Before I answer the question more directly, let me define a few terms:

  1. creative concept is the general idea that you're trying to get across in the ad; I think of it as the narrative of the story you want to tell with advertising;
  2. creative variant is some specific version of a concept that might vary from other versions in very slight, impercetible ways (eg. the CTA button is a different color).

This diagram depicts how I think of a performance marketing team's workflow at a very high level:


I think teams, especially on mobile, tend to focus too intently on #3 (Campaign Management and Optimization) without devoting enough energy and resources to #1 and #2, which puts them into a vicious cycle tailspin of trying to salvage performance by cutting budget. A lot of times, this happens as a result of scaling at a pace that doesn't require a regular injection of new creatives on a short timeline: if you're able to grow from $100k / month to $1MM / month over the course of six months by only adding in a few new videos or static Facebook creatives every month -- because at that scale of spend, if your product resonance is broad enough, your creatives won't saturate very quickly -- then lack of new creatives might simply be a foreign concept by the time you're at $2MM / month and seeing performance degrade. So if you're only focused on #3 as part of the marketing workflow and see #1 as just something that needs to be done every so often, you'll similarly focus on campaign optimization to remedy performance degradation, and without new creative concepts, that usually results in cutting budget.

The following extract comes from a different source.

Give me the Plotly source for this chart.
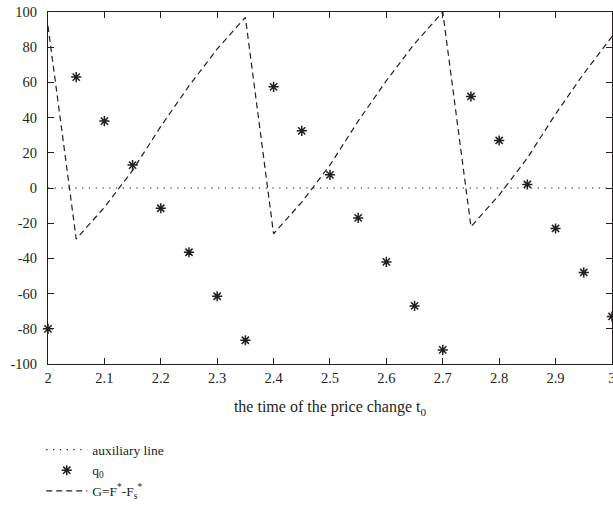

So with respect to organizing the team: I believe the entire marketing team needs to be involved in the workflow diagrammed above, not just the team members responsible for producing creative. This is important: the media buyers tend to have the best "on-the-ground" view of what types of creatives are working at any given point in time, so they can provide very valuable input into the first stage (concepting and production).

That said, I like to hold a weekly Creative Meeting with the entire team where concepts are pitched and organized by priority. I also like to maintain a slack channel (#Creative or similar) where anyone can drop screenshots of ads they've seen. In the weekly meeting, the team goes over the submissions as well as any freeform ideas that team members pitch and parse out the promising ideas. Those promising ideas go into a Trello board or Airtable table, and then someone (either the Creative Director or Head of Marketing) prioritizes the running idea list and picks a handful of ideas to send to production that week.

Production timelines can vary depending on the creative format (video, playable, static banner, etc.), the input footage required in the creative (eg. a live action video), and who is making the creative (if it's being outsourced or produced by an internal team). Some creatives might take a month to produce; others might take a day.

The key to making the diagram above work efficiently and on a regular cadence is to get to a point where each part of the process (concepting, testing, and campaign management / culling creatives) is done every week. The only way to get to that point is to make sure that the creative production funnel is wide enough to ensure that at least one or two new creatives are being scaled up from test every week. In my answer to How do you test brand new creative themes on Facebook when your current creatives are performing really well?, I talked about my idea of the "half life" of an ad creative. The only way to be excellent at performance advertising at scale is to pre-empt the half life of ad creatives. If you can constantly refresh ad creatives before campaign performance degrades, you'll avoid the reversion to the mean I discuss in that thread and keep performance at an elevated level.

Coming back to the question: the team might be organized into media buyers, a creative team, and analysts, but again, I think everyone should have equivalent input into the creative that is ultimately produced. There shouldn't be Chinese walls between groups: the media buyers need to be able to influence what creative is produced, and the analysts should be able to tell the creative team which concept themes perform the best.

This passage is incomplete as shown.